William Sessions was director of the FBI from 1987 to 1993. He died last week at the age of 90.
Vera Lynn was the British singer known for such classic wartime songs as “We’ll Meet Again,” “(There’ll Be Bluebirds Over) The White Cliffs of Dover,” and “A Nightingale Sang in Berkeley Square.” She died Thursday at the age of 103.
Denny O’Neil was an acclaimed writer and editor who worked for both DC and Marvel Comics. He brought realistic and important storylines to characters such as Batman, Iron Man, Green Lantern, Spider-Man, and Daredevil. He died last week at the age of 81.

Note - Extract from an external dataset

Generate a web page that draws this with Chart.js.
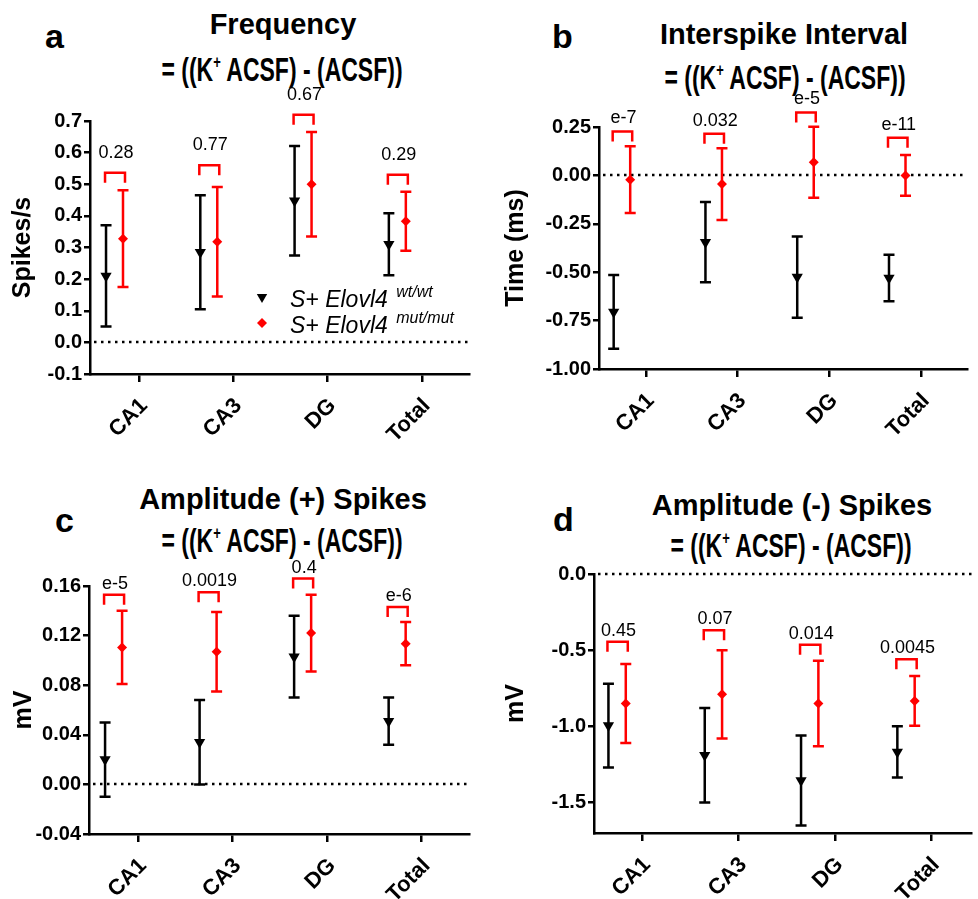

Bobby Lewis sang the 1961 pop hit “Tossin’ & Turnin’.” He died in April at the age of 95.
Pat Brymer was the puppeteer who controlled the annoying gopher in Caddyshack and was head puppeteer for Team America: World Police. He also created a new Lamb Chop for Shari Lewis when she hosted a kid’s show in the ’90s. He died in April at the age of 70.
This Week in History
Harriet Beecher Stowe Born (June 14, 1811)
Stowe was an author, abolitionist, and women’s rights advocate. She also managed to irritate one Post writer in 1865 by the way she boiled potatoes.
Cracker Jack Introduced (June 16, 1893)
Ever wonder how the delicious popcorn/peanut/molasses snack got its name? Here’s how.
This Week in Saturday Evening Post History: Swing-Set (June 16, 1956)
Isn’t the dad supposed to be relaxing on Father’s Day? (Also, if I saw him putting this together, I don’t know if I’d trust it when it was done.)
Father’s Day Recipes
What exactly is a “Father’s Day recipe”? Something that involves meat and/or beer, eaten while watching a Three Stooges marathon? I suppose it could include those things if we’re talking in clichés about what “men” like to eat.
By the way, Shemp was just as funny as Curly. Don’t let anyone tell you different.
Next Week’s Holidays and Events
Summer Begins (June 20)
And my annual countdown to the start of fall also begins.
Take Your Dog to Work Day (June 26)
Or as your dog is calling it this year, Stay at Home with Your Owner Day.